## STATED GOAL
Reproduce the lines exactly, beginning with the line that has "Output the Python" and ending with the line that has "93, 81, 106]". Images are left out.

## DATA
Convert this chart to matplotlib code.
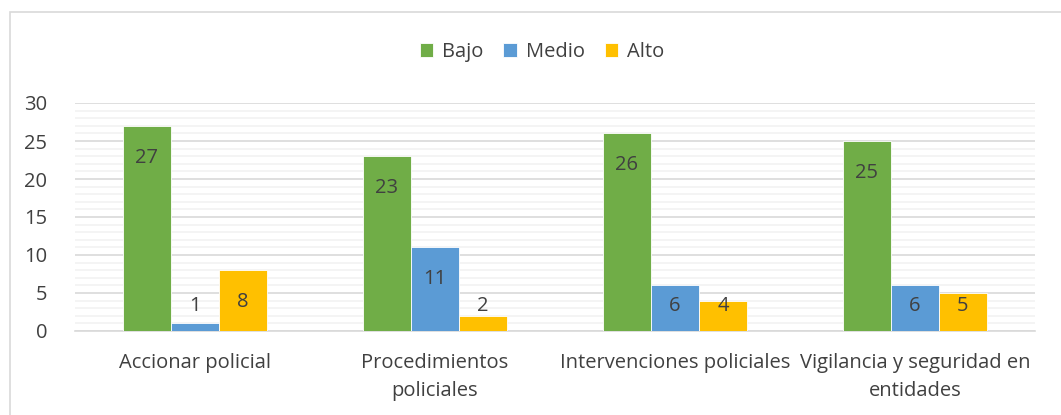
import numpy as np
import matplotlib
matplotlib.use("Agg")
import matplotlib.pyplot as plt
from matplotlib.patches import Rectangle

plt.rcParams['font.family'] = ['Open Sans', 'DejaVu Sans']

categories = ["Accionar policial", "Procedimientos\npoliciales",
              "Intervenciones policiales", "Vigilancia y seguridad en\nentidades"]
series_names = ["Bajo", "Medio", "Alto"]
bajo = [27, 23, 26, 25]
medio = [1, 11, 6, 6]
alto = [8, 2, 4, 5]
colors = ["#70AD47", "#5B9BD5", "#FFC000"]
text_color = "#404040"
fs = 14.5

fig = plt.figure(figsize=(10.61, 4.15), dpi=100)
ax = fig.add_axes([75/1061, 1-331/415, 960/1061, 228/415])

# outer chart border
fig.patches.append(Rectangle((10/1061, -0.05), 1.1, 1-12/415+0.05,
                             transform=fig.transFigure, fill=False,
                             edgecolor="#D9D9D9", linewidth=1.2))

x = np.arange(len(categories))
w = 0.2
for i, (vals, name, c) in enumerate(zip([bajo, medio, alto], series_names, colors)):
    pos = x + (i-1)*w
    ax.bar(pos, vals, width=w, color=c, label=name, zorder=3,
           edgecolor="white", linewidth=0.6)
    for p, v in zip(pos, vals):
        ax.text(p, max(v-4.2, 3.3), str(v), ha="center", va="center",
                fontsize=fs, color=text_color, zorder=4)

ax.set_xlim(-0.5, len(categories)-0.5)
ax.set_ylim(0, 30)
ax.set_yticks(range(0, 31, 5))
ax.set_yticks(range(0, 31, 1), minor=True)
ax.grid(axis="y", which="major", color="#D9D9D9", linewidth=1.2, zorder=0)
ax.grid(axis="y", which="minor", color="#F2F2F2", linewidth=1.2, zorder=0)
ax.tick_params(axis="y", which="both", length=0, labelsize=fs,
               labelcolor=text_color, pad=20)
ax.set_xticks(x)
ax.set_xticklabels(categories, fontsize=fs, color=text_color, linespacing=1.55)
ax.tick_params(axis="x", length=0, pad=16)
for s in ["top", "right", "left"]:
    ax.spines[s].set_visible(False)
ax.spines["bottom"].set_color("#D9D9D9")
ax.spines["bottom"].set_linewidth(1.2)

ax.legend(loc="center", bbox_to_anchor=(542/1061, 1-52/415), bbox_transform=fig.transFigure,
          ncol=3, frameon=False, fontsize=fs, handlelength=0.65, handleheight=0.65,
          handletextpad=0.45, columnspacing=1.0, labelcolor=text_color)

fig.savefig("out.png", dpi=100)
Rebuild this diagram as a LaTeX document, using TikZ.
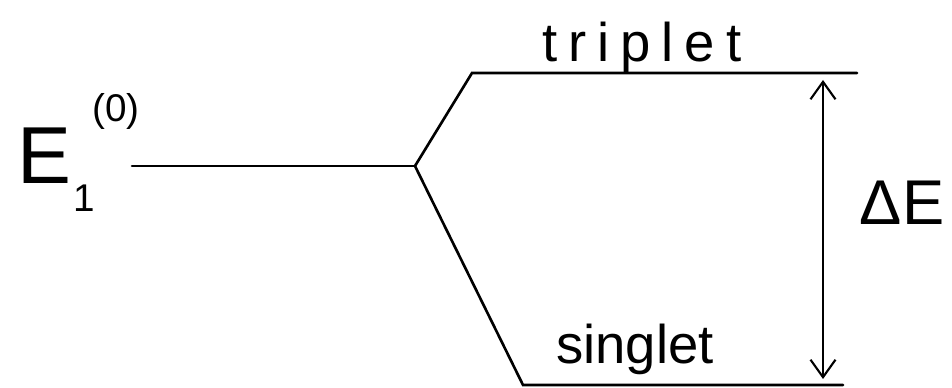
\documentclass[tikz,border=0pt]{standalone}
\usepackage{fontspec}
\setmainfont{Liberation Sans}
\usetikzlibrary{arrows.meta, positioning}
\tikzset{
  every picture/.style={line width=1.2pt},
  level/.style={line width=1.5pt, line cap=round},
  gap/.style={{Straight Barb[length=3.5mm, width=5mm]}-{Straight Barb[length=3.5mm, width=5mm]}, line width=1.2pt},
  tag/.style={font=\fontsize{31}{34}\selectfont, inner sep=0pt, anchor=base},
  big/.style={font=\fontsize{46}{50}\selectfont, inner sep=0pt, anchor=base},
  small/.style={font=\fontsize{22}{24}\selectfont, inner sep=0pt, anchor=base},
}

\begin{document}
\begin{tikzpicture}[x=0.02cm, y=-0.02cm]
  \useasboundingbox (0,0) rectangle (952,388);
  % unperturbed level and its splitting
  \coordinate (g0) at (132,166);
  \coordinate (split) at (415,166);
  \coordinate (t0) at (472,73);
  \coordinate (t1) at (857,73);
  \coordinate (s0) at (523,385);
  \coordinate (s1) at (843,385);
  \draw[level] (g0) -- (split);
  \draw[level] (split) -- (t0) -- (t1);
  \draw[level] (split) -- (s0) -- (s1);
  % labels
  \node[big] (E) at (44,183) {E};
  \node[small] (one) at (84,211) {1};
  \node[small] (zero) at (116,122) {(0)};
  \node[tag] (trip) at (642,62) {\addfontfeatures{LetterSpace=20}triplet};
  \node[tag] (sing) at (635,363) {singlet};
  % splitting
  \coordinate (a0) at (823,80);
  \coordinate (a1) at (823,379);
  \draw[gap] (a0) -- (a1);
  \node[tag, font=\fontsize{36}{40}\selectfont] (dE) at (902,224) {ΔE};
\end{tikzpicture}
\end{document}
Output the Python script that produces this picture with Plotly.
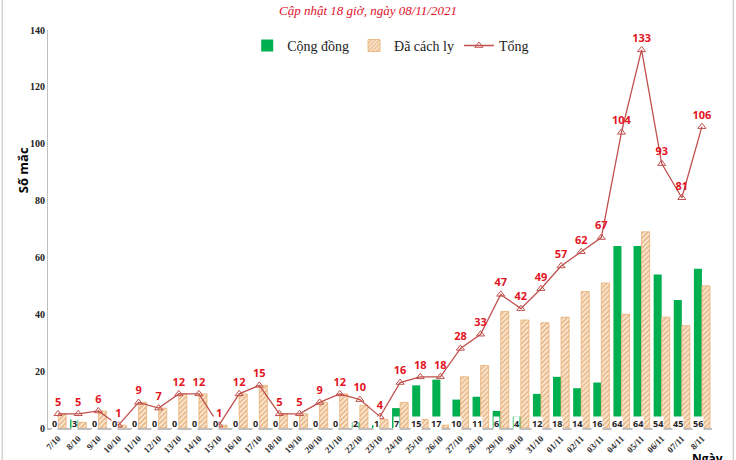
import plotly.graph_objects as go

dates = ["7/10", "8/10", "9/10", "10/10", "11/10", "12/10", "13/10", "14/10", "15/10", "16/10",
         "17/10", "18/10", "19/10", "20/10", "21/10", "22/10", "23/10", "24/10", "25/10", "26/10",
         "27/10", "28/10", "29/10", "30/10", "31/10", "01/11", "02/11", "03/11", "04/11", "05/11",
         "06/11", "07/11", "8/11"]
cong_dong = [0, 3, 0, 0, 0, 0, 0, 0, 0, 0, 0, 0, 0, 0, 0, 2, 1, 7, 15, 17,
             10, 11, 6, 4, 12, 18, 14, 16, 64, 64, 54, 45, 56]
cach_ly = [5, 2, 6, 1, 9, 7, 12, 12, 1, 12, 15, 5, 5, 9, 12, 8, 3, 9, 3, 1,
           18, 22, 41, 38, 37, 39, 48, 51, 40, 69, 39, 36, 50]
tong = [5, 5, 6, 1, 9, 7, 12, 12, 1, 12, 15, 5, 5, 9, 12, 10, 4, 16, 18, 18,
        28, 33, 47, 42, 49, 57, 62, 67, 104, 133, 93, 81, 106]

serif = "Liberation Serif, Times New Roman, serif"
sans = "Open Sans, DejaVu Sans, sans-serif"

fig = go.Figure()
fig.add_trace(go.Bar(x=dates, y=cong_dong, name="Cộng đồng",
                     marker=dict(color="#00B050", line=dict(width=0))))
fig.add_trace(go.Bar(x=dates, y=cach_ly, name="Đã cách ly",
                     marker=dict(color="white", line=dict(color="#E8AE72", width=0.8),
                                 pattern=dict(shape="/", fgcolor="#D4843A", bgcolor="#FDEEDC",
                                              size=3.5, solidity=0.55))))
fig.add_trace(go.Scatter(x=dates, y=tong, name="Tổng", mode="lines+markers+text",
                         line=dict(color="#C0504D", width=1.3),
                         marker=dict(symbol="triangle-up-open", size=7, color="#C0504D"),
                         text=[str(v) for v in tong], textposition="top center",
                         textfont=dict(family=sans, size=11, color="#E3141E", weight="bold"),
                         cliponaxis=False))

# white boxed labels for the community bars, near the base
for d, v in zip(dates, cong_dong):
    fig.add_annotation(x=d, y=1.7, text=str(v), showarrow=False, xshift=-4,
                       font=dict(family=sans, size=9, color="#222", weight="bold"),
                       bgcolor="white", borderpad=0)

fig.add_annotation(xref="paper", yref="paper", x=-0.054, y=0.648, text="<b>Số mắc</b>",
                   textangle=-90, showarrow=False, font=dict(family=sans, size=13, color="black"))
fig.add_annotation(xref="paper", yref="paper", x=1.02, y=-0.05, text="<b>Ngày</b>",
                   showarrow=False, yanchor="top", font=dict(family=sans, size=12, color="black"))

# chart border
fig.add_shape(type="rect", xref="paper", yref="paper", x0=-0.069, x1=1.032, y0=-0.2, y1=1.2,
              line=dict(color="#BFBFBF", width=1), layer="below")

fig.update_layout(
    width=736, height=460,
    margin=dict(l=48, r=24, t=30, b=32),
    plot_bgcolor="white", paper_bgcolor="white",
    barmode="group", bargap=0.2, bargroupgap=0,
    title=dict(text="Cập nhật 18 giờ, ngày 08/11/2021", x=0.5, xanchor="center",
               y=0.978, yanchor="middle",
               font=dict(family=serif, size=13, color="#E0102A", style="italic")),
    legend=dict(orientation="h", x=0.3, y=0.96, xanchor="left", yanchor="middle",
                font=dict(family=serif, size=14, color="#222"), bgcolor="rgba(0,0,0,0)",
                itemwidth=30),
    showlegend=True,
)
fig.update_xaxes(type="category", range=[-0.5, 32.5], tickangle=-45, showgrid=False,
                 showline=True, linecolor="#BFBFBF", linewidth=1.5, ticks="",
                 tickfont=dict(family=serif, size=9, color="#333", weight="bold"),
                 automargin=False)
fig.update_yaxes(range=[0, 140], dtick=20, showgrid=False, zeroline=False,
                 showline=True, linecolor="#BFBFBF", linewidth=1, ticks="",
                 tickfont=dict(family=serif, size=10, color="#222", weight="bold"),
                 automargin=False)

fig.write_html("out.html", config={"displayModeBar": False},
               post_script="document.body.style.margin='0';")
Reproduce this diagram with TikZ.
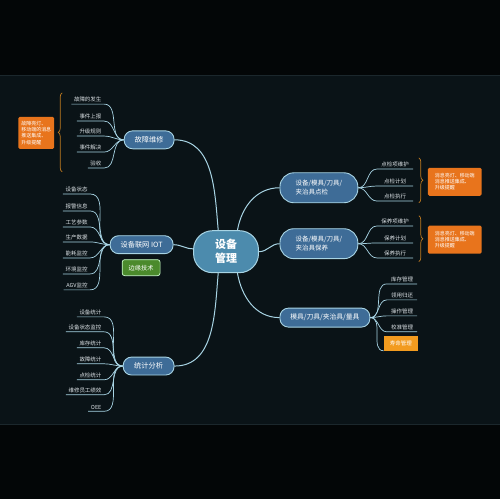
\documentclass[tikz,border=0pt]{standalone}
\usepackage{fontspec}
\setmainfont{Noto Sans CJK SC}
\usetikzlibrary{positioning,decorations.pathreplacing}
\definecolor{bgout}{HTML}{030607}
\definecolor{bgin}{HTML}{0A1317}
\definecolor{bgrule}{HTML}{1B272C}
\definecolor{linkc}{HTML}{A8D4E4}
\definecolor{rootc}{HTML}{4C8BAD}
\definecolor{topicc}{HTML}{3E6C97}
\definecolor{greenc}{HTML}{4B8A2C}
\definecolor{orangec}{HTML}{E8741C}
\definecolor{amberc}{HTML}{F29B1F}
\definecolor{bracec}{HTML}{BF7A20}
\definecolor{leaftext}{HTML}{DCE2E6}
\tikzset{
  root/.style={draw=linkc, line width=1pt, fill=rootc, text=white, align=center,
    font=\fontsize{11}{14}\selectfont\bfseries, minimum width=65pt, minimum height=42pt,
    rounded corners=19pt, inner sep=2pt},
  topic/.style={draw=linkc, line width=0.9pt, fill=topicc, text=white,
    font=\fontsize{7.2}{8.5}\selectfont, minimum height=18pt, rounded corners=8.5pt, inner sep=2pt},
  topictwo/.style={topic, align=left, minimum width=78pt, minimum height=30pt,
    rounded corners=14pt, font=\fontsize{6.5}{9}\selectfont},
  edgetag/.style={draw=white!80!green, line width=0.7pt, fill=greenc, text=white,
    font=\fontsize{6.2}{7}\selectfont, minimum width=38pt, minimum height=16pt, rounded corners=2.5pt},
  leaf/.style={text=leaftext, font=\fontsize{5.5}{6}\selectfont, inner xsep=2.5pt, inner ysep=1.5pt},
  link/.style={draw=linkc, line width=1pt},
  twig/.style={draw=linkc, line width=0.7pt},
  note/.style={fill=orangec, rounded corners=1.5pt, text=white, align=left,
    font=\fontsize{5}{6.2}\selectfont, inner sep=2.5pt},
  notebrace/.style={draw=bracec, line width=0.7pt, decorate, decoration={brace, amplitude=4pt}},
}
\begin{document}
\begin{tikzpicture}[x=1pt,y=1pt]
  % background
  \fill[bgout] (0,0) rectangle (500,500);
  \fill[bgin] (0,75) rectangle (500,425);
  \draw[bgrule, line width=0.6pt] (0,425) -- (500,425) (0,75) -- (500,75);
  \useasboundingbox (0,0) rectangle (500,500);

  % main topics
  \node[root] (root) at (226,248) {设备\\管理};
  \node[topic, minimum width=50pt] (fault) at (149,360) {故障维修};
  \node[topic, minimum width=63pt] (iot) at (141.5,255) {设备联网 IOT};
  \node[edgetag] (edge) at (141,232) {边缘技术};
  \node[topic, minimum width=51pt] (stat) at (148.5,133.5) {统计分析};
  \node[topictwo] (check) at (319,312) {设备/模具/刀具/\\夹治具点检};
  \node[topictwo] (maint) at (319,256) {设备/模具/刀具/\\夹治具保养};
  \node[topic, minimum width=90pt, minimum height=19pt, font=\fontsize{6.8}{8}\selectfont] (tool) at (325,182) {模具/刀具/夹治具/量具};

  \draw[link] (root.110) to[out=95,in=0] (fault.east);
  \draw[link] (root.175) to[out=180,in=0] (iot.east);
  \draw[link] (root.250) to[out=-95,in=0] (stat.east);
  \draw[link] (root.62) to[out=80,in=180] (check.west);
  \draw[link] (root.east) to[out=0,in=180] (maint.west);
  \draw[link] (root.-62) to[out=-80,in=180] (tool.west);

  % left branches
  \foreach \lbl/\y [count=\i] in {故障的发生/400, 事件上报/383, 升级规则/368, 事件解决/352, 验收/336} {
    \node[leaf, anchor=east] (flt\i) at (104,\y) {\lbl};
    \draw[twig] (flt\i.south west) -- (flt\i.south east) to[out=0,in=180] (fault.west);
  }
  \foreach \lbl/\y [count=\i] in {设备状态/310, 报警信息/293, 工艺参数/277, 生产数据/262, 能耗监控/246, 环境监控/230, AGV监控/214} {
    \node[leaf, anchor=east] (dev\i) at (90,\y) {\lbl};
    \draw[twig] (dev\i.south west) -- (dev\i.south east) to[out=0,in=180] (iot.west);
  }
  \foreach \lbl/\y [count=\i] in {设备统计/187, 设备状态监控/172, 库存统计/156, 故障统计/140, 点检统计/124, 维修员工绩效/109, OEE/92} {
    \node[leaf, anchor=east] (sta\i) at (104,\y) {\lbl};
    \draw[twig] (sta\i.south west) -- (sta\i.south east) to[out=0,in=180] (stat.west);
  }

  % right branches
  \foreach \lbl/\y [count=\i] in {点检项维护/335, 点检计划/318, 点检执行/303} {
    \node[leaf, anchor=west, minimum width=36pt] (chk\i) at (377,\y) {\lbl};
    \draw[twig] (check.east) to[out=0,in=180] (chk\i.south west) -- (chk\i.south east);
  }
  \foreach \lbl/\y [count=\i] in {保养项维护/278, 保养计划/261, 保养执行/246} {
    \node[leaf, anchor=west, minimum width=36pt] (mnt\i) at (377,\y) {\lbl};
    \draw[twig] (maint.east) to[out=0,in=180] (mnt\i.south west) -- (mnt\i.south east);
  }
  \foreach \lbl/\y [count=\i] in {库存管理/220, 领用归还/204, 操作管理/188, 校准管理/172} {
    \node[leaf, anchor=west, minimum width=30pt] (tl\i) at (387,\y) {\lbl};
    \draw[twig] (tool.east) to[out=0,in=180] (tl\i.south west) -- (tl\i.south east);
  }
  \node[leaf, fill=amberc, text=white, minimum width=34pt, minimum height=15pt] (life) at (401,156.5) {寿命管理};
  \draw[twig] (tool.east) to[out=0,in=180] (life.south west);

  % notes
  \node[note, minimum width=36pt, minimum height=32pt] (faultnote) at (36,367) {故障亮灯、\\移动端的消息\\推送集成、\\升级提醒};
  \node[note, minimum width=54pt, minimum height=28pt] (checknote) at (455,318) {消息亮灯、移动端\\消息推送集成、\\升级提醒};
  \node[note, minimum width=54pt, minimum height=28pt] (maintnote) at (455,260) {消息亮灯、移动端\\消息推送集成、\\升级提醒};
  \coordinate (fb1) at (62,328); \coordinate (fb2) at (62,407);
  \coordinate (cb1) at (419,342); \coordinate (cb2) at (419,297);
  \coordinate (mb1) at (419,284); \coordinate (mb2) at (419,238);
  \draw[notebrace] (fb1) -- (fb2);
  \draw[notebrace] (cb1) -- (cb2);
  \draw[notebrace] (mb1) -- (mb2);
\end{tikzpicture}
\end{document}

## REPLY
Output the Python script that produces this picture with Plotly.
import plotly.graph_objects as go

dates = ["7/10", "8/10", "9/10", "10/10", "11/10", "12/10", "13/10", "14/10", "15/10", "16/10",
         "17/10", "18/10", "19/10", "20/10", "21/10", "22/10", "23/10", "24/10", "25/10", "26/10",
         "27/10", "28/10", "29/10", "30/10", "31/10", "01/11", "02/11", "03/11", "04/11", "05/11",
         "06/11", "07/11", "8/11"]
cong_dong = [0, 3, 0, 0, 0, 0, 0, 0, 0, 0, 0, 0, 0, 0, 0, 2, 1, 7, 15, 17,
             10, 11, 6, 4, 12, 18, 14, 16, 64, 64, 54, 45, 56]
cach_ly = [5, 2, 6, 1, 9, 7, 12, 12, 1, 12, 15, 5, 5, 9, 12, 8, 3, 9, 3, 1,
           18, 22, 41, 38, 37, 39, 48, 51, 40, 69, 39, 36, 50]
tong = [5, 5, 6, 1, 9, 7, 12, 12, 1, 12, 15, 5, 5, 9, 12, 10, 4, 16, 18, 18,
        28, 33, 47, 42, 49, 57, 62, 67, 104, 133, 93, 81, 106]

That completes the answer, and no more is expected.